== INFORMATION PROVIDED ==

□ □ □

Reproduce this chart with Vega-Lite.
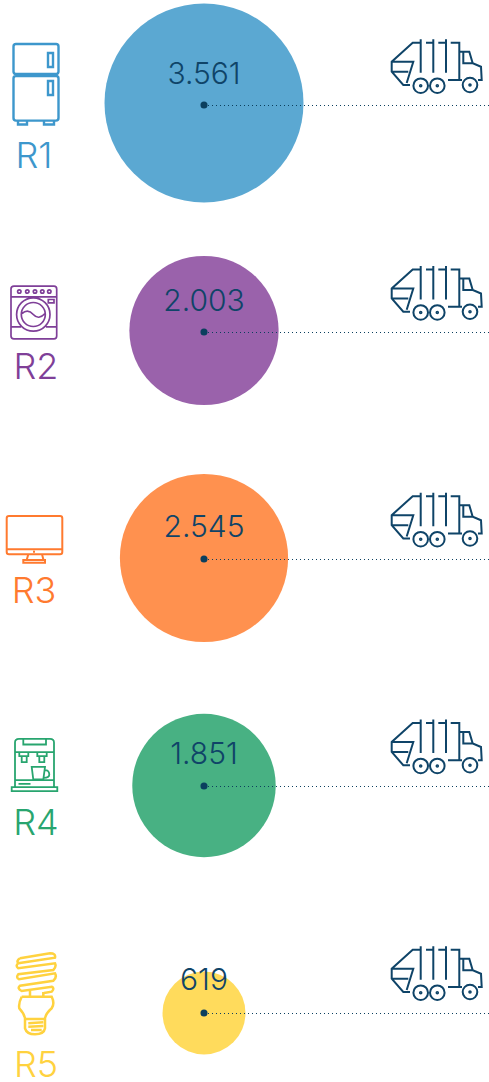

□ □ □

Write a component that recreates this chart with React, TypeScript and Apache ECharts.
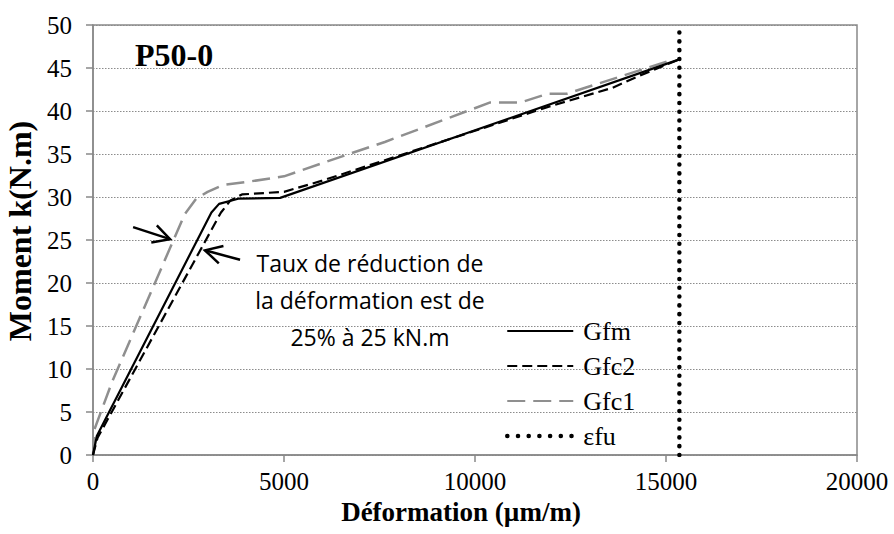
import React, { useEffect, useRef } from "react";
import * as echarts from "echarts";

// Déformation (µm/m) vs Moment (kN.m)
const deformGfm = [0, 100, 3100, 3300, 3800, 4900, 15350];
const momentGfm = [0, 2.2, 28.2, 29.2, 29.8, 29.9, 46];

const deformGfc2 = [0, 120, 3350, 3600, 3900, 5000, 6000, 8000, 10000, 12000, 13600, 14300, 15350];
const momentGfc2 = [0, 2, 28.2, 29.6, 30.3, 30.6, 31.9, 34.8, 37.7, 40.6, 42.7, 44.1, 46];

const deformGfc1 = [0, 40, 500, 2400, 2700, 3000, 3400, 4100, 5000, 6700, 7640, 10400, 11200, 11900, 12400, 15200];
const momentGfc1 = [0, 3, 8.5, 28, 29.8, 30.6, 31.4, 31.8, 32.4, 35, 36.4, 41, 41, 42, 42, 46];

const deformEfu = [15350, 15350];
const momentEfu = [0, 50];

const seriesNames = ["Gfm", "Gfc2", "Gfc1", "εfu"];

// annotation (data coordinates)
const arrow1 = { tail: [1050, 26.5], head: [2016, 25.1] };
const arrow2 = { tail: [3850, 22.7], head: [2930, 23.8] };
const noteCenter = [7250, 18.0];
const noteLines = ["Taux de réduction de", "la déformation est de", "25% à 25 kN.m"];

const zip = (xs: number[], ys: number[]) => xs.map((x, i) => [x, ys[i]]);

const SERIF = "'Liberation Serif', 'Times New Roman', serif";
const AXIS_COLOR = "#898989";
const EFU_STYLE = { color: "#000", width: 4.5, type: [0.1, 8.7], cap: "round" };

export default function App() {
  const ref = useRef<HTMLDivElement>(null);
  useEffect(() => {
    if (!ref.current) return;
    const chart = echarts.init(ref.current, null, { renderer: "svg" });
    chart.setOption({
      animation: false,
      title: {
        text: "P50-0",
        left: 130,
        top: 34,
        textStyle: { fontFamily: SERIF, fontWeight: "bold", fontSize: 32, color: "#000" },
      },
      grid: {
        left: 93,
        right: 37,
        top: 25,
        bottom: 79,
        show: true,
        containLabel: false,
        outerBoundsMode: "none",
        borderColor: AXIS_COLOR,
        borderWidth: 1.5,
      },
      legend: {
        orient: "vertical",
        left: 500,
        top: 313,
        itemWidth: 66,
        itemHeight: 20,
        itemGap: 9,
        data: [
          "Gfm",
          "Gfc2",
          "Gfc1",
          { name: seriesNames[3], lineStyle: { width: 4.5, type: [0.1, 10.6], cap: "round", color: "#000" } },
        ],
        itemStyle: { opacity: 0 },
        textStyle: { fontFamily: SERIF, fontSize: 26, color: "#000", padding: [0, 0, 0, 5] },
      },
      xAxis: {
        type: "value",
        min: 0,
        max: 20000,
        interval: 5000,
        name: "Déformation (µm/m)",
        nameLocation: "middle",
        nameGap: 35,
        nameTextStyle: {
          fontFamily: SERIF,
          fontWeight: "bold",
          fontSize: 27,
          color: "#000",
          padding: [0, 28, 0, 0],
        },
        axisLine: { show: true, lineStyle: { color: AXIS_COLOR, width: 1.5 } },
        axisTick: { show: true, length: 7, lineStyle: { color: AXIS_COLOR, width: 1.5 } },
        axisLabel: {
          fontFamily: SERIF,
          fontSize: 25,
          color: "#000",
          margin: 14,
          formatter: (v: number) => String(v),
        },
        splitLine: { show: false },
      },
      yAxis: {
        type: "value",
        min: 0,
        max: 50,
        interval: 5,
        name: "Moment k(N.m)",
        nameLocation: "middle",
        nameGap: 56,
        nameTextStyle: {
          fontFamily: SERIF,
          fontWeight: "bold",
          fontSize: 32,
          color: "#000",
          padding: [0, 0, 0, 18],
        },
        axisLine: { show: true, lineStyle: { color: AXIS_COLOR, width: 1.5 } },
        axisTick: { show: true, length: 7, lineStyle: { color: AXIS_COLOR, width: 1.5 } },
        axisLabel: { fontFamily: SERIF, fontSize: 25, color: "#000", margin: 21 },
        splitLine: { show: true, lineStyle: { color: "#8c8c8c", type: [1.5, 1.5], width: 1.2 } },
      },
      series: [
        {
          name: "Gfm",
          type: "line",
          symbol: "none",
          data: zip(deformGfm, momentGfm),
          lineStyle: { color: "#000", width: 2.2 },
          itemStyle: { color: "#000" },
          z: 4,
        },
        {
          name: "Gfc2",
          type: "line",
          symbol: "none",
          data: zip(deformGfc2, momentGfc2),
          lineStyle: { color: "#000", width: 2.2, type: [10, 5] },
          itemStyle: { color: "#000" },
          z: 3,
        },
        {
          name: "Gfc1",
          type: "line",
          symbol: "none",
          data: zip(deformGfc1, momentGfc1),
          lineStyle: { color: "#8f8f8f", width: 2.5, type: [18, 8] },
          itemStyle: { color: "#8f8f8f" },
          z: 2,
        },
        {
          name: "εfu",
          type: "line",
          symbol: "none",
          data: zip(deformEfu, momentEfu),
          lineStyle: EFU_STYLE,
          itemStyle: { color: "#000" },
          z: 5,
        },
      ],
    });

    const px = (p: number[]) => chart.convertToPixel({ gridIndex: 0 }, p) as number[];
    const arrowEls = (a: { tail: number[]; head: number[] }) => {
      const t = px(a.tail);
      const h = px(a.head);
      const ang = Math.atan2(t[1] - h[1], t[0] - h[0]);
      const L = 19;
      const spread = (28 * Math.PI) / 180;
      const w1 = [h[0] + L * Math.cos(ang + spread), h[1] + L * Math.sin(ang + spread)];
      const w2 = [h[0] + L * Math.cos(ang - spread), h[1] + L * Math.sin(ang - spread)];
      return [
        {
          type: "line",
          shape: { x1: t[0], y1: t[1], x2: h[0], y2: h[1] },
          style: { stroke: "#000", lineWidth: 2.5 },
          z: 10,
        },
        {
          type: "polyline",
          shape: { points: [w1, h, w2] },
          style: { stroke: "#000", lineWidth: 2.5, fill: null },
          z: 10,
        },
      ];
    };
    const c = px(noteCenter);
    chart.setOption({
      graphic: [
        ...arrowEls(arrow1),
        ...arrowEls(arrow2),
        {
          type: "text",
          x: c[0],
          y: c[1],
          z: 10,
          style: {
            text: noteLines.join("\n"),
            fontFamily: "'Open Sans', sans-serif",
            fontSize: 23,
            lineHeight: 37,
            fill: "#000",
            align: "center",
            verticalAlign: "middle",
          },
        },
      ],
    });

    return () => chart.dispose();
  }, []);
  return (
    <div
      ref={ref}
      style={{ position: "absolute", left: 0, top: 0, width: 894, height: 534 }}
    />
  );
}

□ □ □

Omit the pictures. Extract exactly the lines that begin with the one holding "Write a component" and end with the one holding "42.7, 44.1, 46];", inclusive.

Write a component that recreates this chart with React, TypeScript and Apache ECharts.
import React, { useEffect, useRef } from "react";
import * as echarts from "echarts";

// Déformation (µm/m) vs Moment (kN.m)
const deformGfm = [0, 100, 3100, 3300, 3800, 4900, 15350];
const momentGfm = [0, 2.2, 28.2, 29.2, 29.8, 29.9, 46];

const deformGfc2 = [0, 120, 3350, 3600, 3900, 5000, 6000, 8000, 10000, 12000, 13600, 14300, 15350];
const momentGfc2 = [0, 2, 28.2, 29.6, 30.3, 30.6, 31.9, 34.8, 37.7, 40.6, 42.7, 44.1, 46];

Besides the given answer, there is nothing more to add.